>> START

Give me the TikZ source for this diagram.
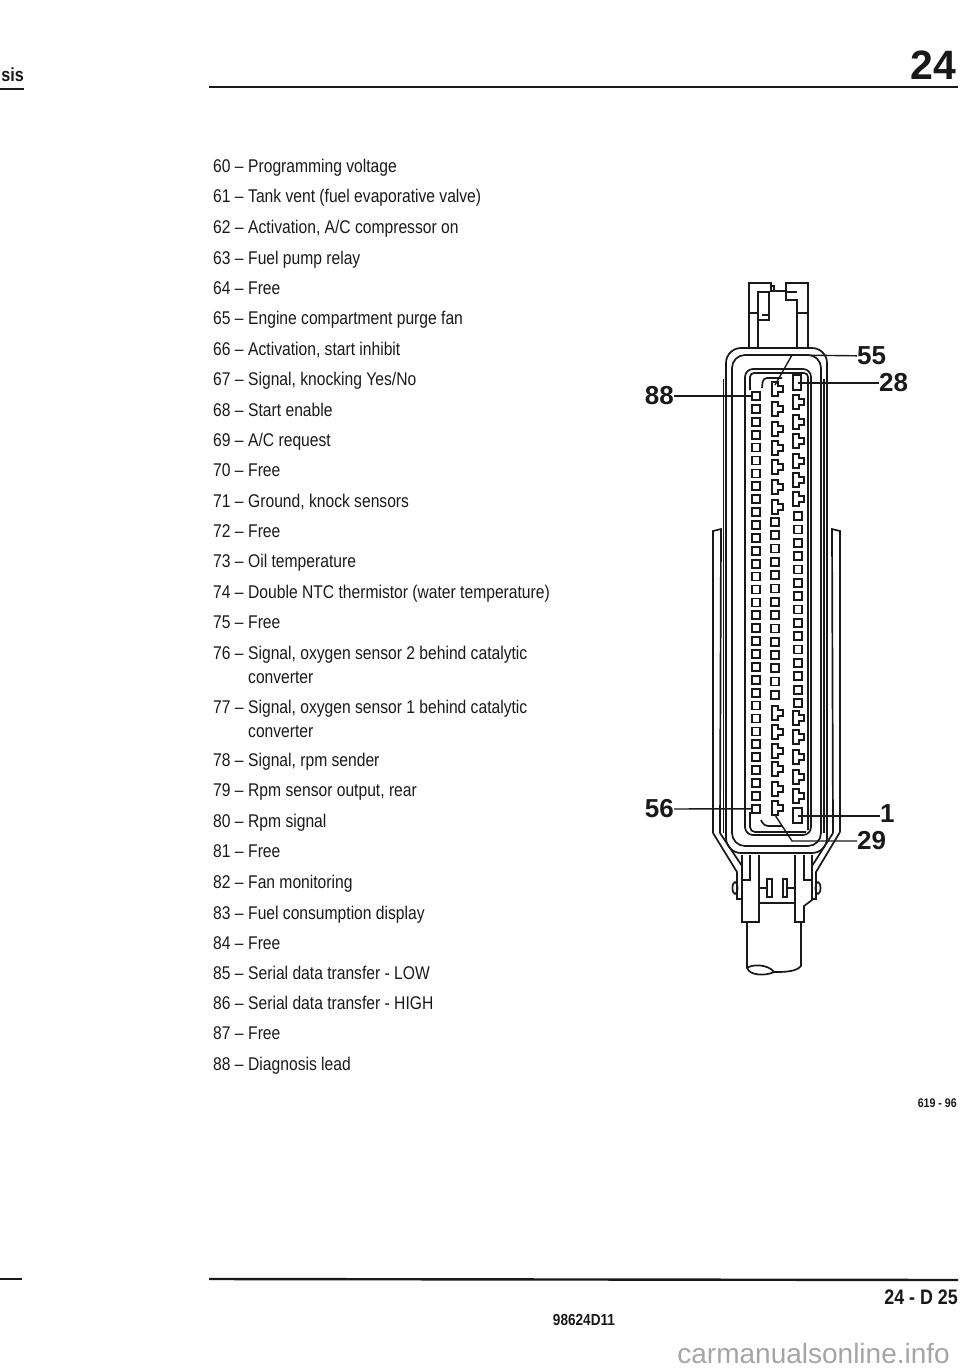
\documentclass[tikz,border=0pt]{standalone}
\usepackage{fontspec}
\setmainfont[FakeStretch=0.85]{Liberation Sans}
\newfontfamily\widefont{Liberation Sans}
\definecolor{ink}{RGB}{25,25,25}
\definecolor{mark}{RGB}{165,165,165}
\tikzset{
    item/.style={anchor=base west,inner sep=0pt,font=\fontsize{18.4}{18.4}\selectfont,text=ink},
    callout/.style={inner sep=0pt,font=\widefont\fontsize{26}{26}\selectfont\bfseries,text=ink},
    pagemark/.style={inner sep=0pt,text=ink},
    wall/.style={line width=1.7pt,ink},
    rule/.style={line width=2.4pt,ink},
    leader/.style={line width=1.4pt,ink},
    pinbox/.style={draw=ink,line width=1.7pt,minimum size=8pt,inner sep=0pt},
    tabpin/.pic={\draw[wall] (-3,-7) -- (3,-7) -- (3,-3) -- (8,-3) -- (8,3) -- (3,3) -- (3,7) -- (-3,7) -- cycle;}
}
\begin{document}
\begin{tikzpicture}[x=1pt,y=-1pt]
    \useasboundingbox (0,0) rectangle (960,1371);

    \node[pagemark,anchor=east,font=\fontsize{19}{19}\selectfont\bfseries] (headleft) at (24,75) {sis};
    \node[pagemark,anchor=east,font=\widefont\fontsize{41}{41}\selectfont\bfseries] (headnum) at (956,65) {24};
    \draw[rule,line width=1.4pt] (0,89) -- (24,89);
    \draw[rule] (209,87) -- (958,87);

    \foreach \y/\n/\t in {166/60/Programming voltage,196/61/Tank vent (fuel evaporative valve),
        227/62/{Activation, A/C compressor on},258/63/Fuel pump relay,288/64/Free,
        318/65/Engine compartment purge fan,349/66/{Activation, start inhibit},
        379/67/{Signal, knocking Yes/No},410/68/Start enable,440/69/{A/C request},470/70/Free,
        501/71/{Ground, knock sensors},531/72/Free,561/73/Oil temperature,
        592/74/Double NTC thermistor (water temperature),622/75/Free,
        653/76/{Signal, oxygen sensor 2 behind catalytic},707/77/{Signal, oxygen sensor 1 behind catalytic},
        760/78/{Signal, rpm sender},790/79/{Rpm sensor output, rear},821/80/Rpm signal,851/81/Free,
        882/82/Fan monitoring,913/83/Fuel consumption display,943/84/Free,
        973/85/Serial data transfer - LOW,1003/86/Serial data transfer - HIGH,1033/87/Free,1064/88/Diagnosis lead}
    {
        \node[item] (num\n) at (213,\y+6) {\n\ --};
        \node[item] (txt\n) at (248,\y+6) {\t};
    }
    \node[item] (cont76) at (248,683) {converter};
    \node[item] (cont77) at (248,737) {converter};

    % clip at the top
    \draw[wall] (749,348) -- (749,283) -- (771,283) -- (771,291) -- (785,291);
    \draw[wall] (774,286) rectangle (771,291);
    \draw[wall] (786,291) -- (786,283) -- (808,283) -- (808,348);
    \draw[wall] (758,348) -- (758,292) -- (769,292) -- (769,320) -- (758,320);
    \draw[wall] (786,291) -- (786,300) -- (797,300) -- (797,348);
    \draw[wall] (786,292) -- (797,292);
    \draw[wall,line width=2.4pt] (749,313) -- (758,313);
    \draw[wall,line width=2.4pt] (797,313) -- (808,313);
    \draw[wall] (762,315) -- (769,315);

    % body walls
    \draw[wall,rounded corners=15pt] (726,348) rectangle (827,853);
    \draw[wall,rounded corners=13pt] (732,355) rectangle (821,846);
    \draw[wall,rounded corners=8pt] (745,369) rectangle (811,835);
    \draw[wall] (723.5,379) -- (723.5,833);
    \draw[wall] (824,379) -- (824,833);
    \draw[wall,rounded corners=4pt] (750,390) -- (750,373) -- (808,373) -- (808,830);
    \draw[wall,rounded corners=4pt] (762,388) -- (763,378) -- (782,378);
    \draw[wall,rounded corners=5pt] (750,812) -- (750,832) -- (806,832);
    \draw[wall,rounded corners=4pt] (761,820) -- (764,826) -- (782,826);

    % side latches
    \draw[wall] (713,833) -- (713,531) -- (721,529) -- (720,833);
    \draw[wall] (840,832) -- (840,531) -- (832,529) -- (833,833);
    \draw[wall] (713,833) -- (737,872) -- (737,899) -- (742,899);
    \draw[wall] (720,833) -- (742,866);
    \draw[wall] (840,832) -- (816,872) -- (816,899) -- (812,899);
    \draw[wall] (833,833) -- (812,866);
    \draw[wall] (735,888) ellipse (2.5 and 6);
    \draw[wall] (818,888) ellipse (2.5 and 6);

    % pin rows
    \foreach \i in {0,...,32} {
        \node[pinbox] (pinl\i) at (756,{396+12.9*\i}) {};
    }
    \foreach \i in {0,...,13} {
        \node[pinbox] (pinm\i) at (775,{522+13.3*\i}) {};
    }
    \foreach \i in {0,...,14} {
        \node[pinbox] (pinr\i) at (798,{516+13.36*\i}) {};
    }
    \foreach \y in {389,409,429,448,467,487,507,713,732,751,769,789,808} {
        \pic at (775,\y) {tabpin};
    }
    \foreach \y in {402,422,441,461,480,499,718,737,757,777,796} {
        \pic at (796,\y) {tabpin};
    }
    \draw[wall] (793,375) rectangle (801,390);
    \draw[wall] (793,808) rectangle (802,823);

    % plug and cable
    \draw[wall] (742,855) -- (742,922) -- (759,922) -- (759,855);
    \draw[wall] (750,855) -- (750,880) -- (742,880);
    \draw[wall] (795,855) -- (795,922) -- (804,922) -- (804,906) -- (812,900) -- (812,855);
    \draw[wall] (804,855) -- (804,880) -- (812,880);
    \draw[wall] (759,903) -- (795,903);
    \draw[wall] (767,879) rectangle (772,897);
    \draw[wall] (783,879) rectangle (787,897);
    \draw[wall] (759,888) -- (767,888);
    \draw[wall] (787,888) -- (795,888);
    \draw[wall] (747,922) -- (747,968) .. controls (750,976) and (766,976) .. (774,972) .. controls (768,964) and (752,964) .. (747,968);
    \draw[wall] (801,922) -- (801,966) .. controls (796,972) and (784,972) .. (774,972);

    % leaders with their numbers
    \node[callout,anchor=east] (lab88) at (674,396) {88};
    \node[callout,anchor=west] (lab55) at (857,356) {55};
    \node[callout,anchor=west] (lab28) at (879,383) {28};
    \node[callout,anchor=east] (lab56) at (674,809) {56};
    \node[callout,anchor=west] (lab1) at (880,814) {1};
    \node[callout,anchor=west] (lab29) at (857,841) {29};
    \coordinate (pin55) at (775,385);
    \coordinate (pin28) at (798,383);
    \coordinate (pin29) at (775,815);
    \coordinate (pin1) at (798,816);
    \coordinate (bend55) at (792,355);
    \coordinate (bend29) at (792,841);
    \draw[leader] (lab88) -- (pinl0);
    \draw[leader] (lab56) -- (pinl32);
    \draw[leader] (lab55) -- (bend55) -- (pin55);
    \draw[leader] (lab28) -- (pin28);
    \draw[leader] (lab1.west |- pin1) -- (pin1);
    \draw[leader] (lab29) -- (bend29) -- (pin29);

    \node[pagemark,anchor=east,font=\fontsize{12.5}{12.5}\selectfont\bfseries] (figno) at (957,1103) {619 - 96};
    \draw[rule,line width=1.4pt] (0,1279) -- (22,1279);
    \draw[rule] (209,1279) -- (958,1280);
    \node[pagemark,anchor=east,font=\fontsize{21}{21}\selectfont\bfseries] (pageno) at (958,1297) {24 - D 25};
    \node[pagemark,font=\fontsize{16}{16}\selectfont\bfseries] (partno) at (584,1320) {98624D11};
    \node[inner sep=0pt,anchor=east,text=mark,font=\widefont\fontsize{28}{28}\selectfont] (site) at (950,1353) {carmanualsonline.info};
\end{tikzpicture}
\end{document}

>> END

> _To be done_: Go through the listing above and quote it exactly, apart from its images.

> _Task output_:
Give me the TikZ source for this diagram.
\documentclass[tikz,border=0pt]{standalone}
\usepackage{fontspec}
\setmainfont[FakeStretch=0.85]{Liberation Sans}
\newfontfamily\widefont{Liberation Sans}
\definecolor{ink}{RGB}{25,25,25}
\definecolor{mark}{RGB}{165,165,165}
\tikzset{
    item/.style={anchor=base west,inner sep=0pt,font=\fontsize{18.4}{18.4}\selectfont,text=ink},
    callout/.style={inner sep=0pt,font=\widefont\fontsize{26}{26}\selectfont\bfseries,text=ink},
    pagemark/.style={inner sep=0pt,text=ink},
    wall/.style={line width=1.7pt,ink},
    rule/.style={line width=2.4pt,ink},
    leader/.style={line width=1.4pt,ink},
    pinbox/.style={draw=ink,line width=1.7pt,minimum size=8pt,inner sep=0pt},
    tabpin/.pic={\draw[wall] (-3,-7) -- (3,-7) -- (3,-3) -- (8,-3) -- (8,3) -- (3,3) -- (3,7) -- (-3,7) -- cycle;}
}
\begin{document}
\begin{tikzpicture}[x=1pt,y=-1pt]
    \useasboundingbox (0,0) rectangle (960,1371);

    \node[pagemark,anchor=east,font=\fontsize{19}{19}\selectfont\bfseries] (headleft) at (24,75) {sis};
    \node[pagemark,anchor=east,font=\widefont\fontsize{41}{41}\selectfont\bfseries] (headnum) at (956,65) {24};
    \draw[rule,line width=1.4pt] (0,89) -- (24,89);
    \draw[rule] (209,87) -- (958,87);

    \foreach \y/\n/\t in {166/60/Programming voltage,196/61/Tank vent (fuel evaporative valve),
        227/62/{Activation, A/C compressor on},258/63/Fuel pump relay,288/64/Free,
        318/65/Engine compartment purge fan,349/66/{Activation, start inhibit},
        379/67/{Signal, knocking Yes/No},410/68/Start enable,440/69/{A/C request},470/70/Free,
        501/71/{Ground, knock sensors},531/72/Free,561/73/Oil temperature,
        592/74/Double NTC thermistor (water temperature),622/75/Free,
        653/76/{Signal, oxygen sensor 2 behind catalytic},707/77/{Signal, oxygen sensor 1 behind catalytic},
        760/78/{Signal, rpm sender},790/79/{Rpm sensor output, rear},821/80/Rpm signal,851/81/Free,
        882/82/Fan monitoring,913/83/Fuel consumption display,943/84/Free,
        973/85/Serial data transfer - LOW,1003/86/Serial data transfer - HIGH,1033/87/Free,1064/88/Diagnosis lead}
    {
        \node[item] (num\n) at (213,\y+6) {\n\ --};
        \node[item] (txt\n) at (248,\y+6) {\t};
    }
    \node[item] (cont76) at (248,683) {converter};
    \node[item] (cont77) at (248,737) {converter};

    % clip at the top
    \draw[wall] (749,348) -- (749,283) -- (771,283) -- (771,291) -- (785,291);
    \draw[wall] (774,286) rectangle (771,291);
    \draw[wall] (786,291) -- (786,283) -- (808,283) -- (808,348);
    \draw[wall] (758,348) -- (758,292) -- (769,292) -- (769,320) -- (758,320);
    \draw[wall] (786,291) -- (786,300) -- (797,300) -- (797,348);
    \draw[wall] (786,292) -- (797,292);
    \draw[wall,line width=2.4pt] (749,313) -- (758,313);
    \draw[wall,line width=2.4pt] (797,313) -- (808,313);
    \draw[wall] (762,315) -- (769,315);

    % body walls
    \draw[wall,rounded corners=15pt] (726,348) rectangle (827,853);
    \draw[wall,rounded corners=13pt] (732,355) rectangle (821,846);
    \draw[wall,rounded corners=8pt] (745,369) rectangle (811,835);
    \draw[wall] (723.5,379) -- (723.5,833);
    \draw[wall] (824,379) -- (824,833);
    \draw[wall,rounded corners=4pt] (750,390) -- (750,373) -- (808,373) -- (808,830);
    \draw[wall,rounded corners=4pt] (762,388) -- (763,378) -- (782,378);
    \draw[wall,rounded corners=5pt] (750,812) -- (750,832) -- (806,832);
    \draw[wall,rounded corners=4pt] (761,820) -- (764,826) -- (782,826);

    % side latches
    \draw[wall] (713,833) -- (713,531) -- (721,529) -- (720,833);
    \draw[wall] (840,832) -- (840,531) -- (832,529) -- (833,833);
    \draw[wall] (713,833) -- (737,872) -- (737,899) -- (742,899);
    \draw[wall] (720,833) -- (742,866);
    \draw[wall] (840,832) -- (816,872) -- (816,899) -- (812,899);
    \draw[wall] (833,833) -- (812,866);
    \draw[wall] (735,888) ellipse (2.5 and 6);
    \draw[wall] (818,888) ellipse (2.5 and 6);

    % pin rows
    \foreach \i in {0,...,32} {
        \node[pinbox] (pinl\i) at (756,{396+12.9*\i}) {};
    }
    \foreach \i in {0,...,13} {
        \node[pinbox] (pinm\i) at (775,{522+13.3*\i}) {};
    }
    \foreach \i in {0,...,14} {
        \node[pinbox] (pinr\i) at (798,{516+13.36*\i}) {};
    }
    \foreach \y in {389,409,429,448,467,487,507,713,732,751,769,789,808} {
        \pic at (775,\y) {tabpin};
    }
    \foreach \y in {402,422,441,461,480,499,718,737,757,777,796} {
        \pic at (796,\y) {tabpin};
    }
    \draw[wall] (793,375) rectangle (801,390);
    \draw[wall] (793,808) rectangle (802,823);

    % plug and cable
    \draw[wall] (742,855) -- (742,922) -- (759,922) -- (759,855);
    \draw[wall] (750,855) -- (750,880) -- (742,880);
    \draw[wall] (795,855) -- (795,922) -- (804,922) -- (804,906) -- (812,900) -- (812,855);
    \draw[wall] (804,855) -- (804,880) -- (812,880);
    \draw[wall] (759,903) -- (795,903);
    \draw[wall] (767,879) rectangle (772,897);
    \draw[wall] (783,879) rectangle (787,897);
    \draw[wall] (759,888) -- (767,888);
    \draw[wall] (787,888) -- (795,888);
    \draw[wall] (747,922) -- (747,968) .. controls (750,976) and (766,976) .. (774,972) .. controls (768,964) and (752,964) .. (747,968);
    \draw[wall] (801,922) -- (801,966) .. controls (796,972) and (784,972) .. (774,972);

    % leaders with their numbers
    \node[callout,anchor=east] (lab88) at (674,396) {88};
    \node[callout,anchor=west] (lab55) at (857,356) {55};
    \node[callout,anchor=west] (lab28) at (879,383) {28};
    \node[callout,anchor=east] (lab56) at (674,809) {56};
    \node[callout,anchor=west] (lab1) at (880,814) {1};
    \node[callout,anchor=west] (lab29) at (857,841) {29};
    \coordinate (pin55) at (775,385);
    \coordinate (pin28) at (798,383);
    \coordinate (pin29) at (775,815);
    \coordinate (pin1) at (798,816);
    \coordinate (bend55) at (792,355);
    \coordinate (bend29) at (792,841);
    \draw[leader] (lab88) -- (pinl0);
    \draw[leader] (lab56) -- (pinl32);
    \draw[leader] (lab55) -- (bend55) -- (pin55);
    \draw[leader] (lab28) -- (pin28);
    \draw[leader] (lab1.west |- pin1) -- (pin1);
    \draw[leader] (lab29) -- (bend29) -- (pin29);

    \node[pagemark,anchor=east,font=\fontsize{12.5}{12.5}\selectfont\bfseries] (figno) at (957,1103) {619 - 96};
    \draw[rule,line width=1.4pt] (0,1279) -- (22,1279);
    \draw[rule] (209,1279) -- (958,1280);
    \node[pagemark,anchor=east,font=\fontsize{21}{21}\selectfont\bfseries] (pageno) at (958,1297) {24 - D 25};
    \node[pagemark,font=\fontsize{16}{16}\selectfont\bfseries] (partno) at (584,1320) {98624D11};
    \node[inner sep=0pt,anchor=east,text=mark,font=\widefont\fontsize{28}{28}\selectfont] (site) at (950,1353) {carmanualsonline.info};
\end{tikzpicture}
\end{document}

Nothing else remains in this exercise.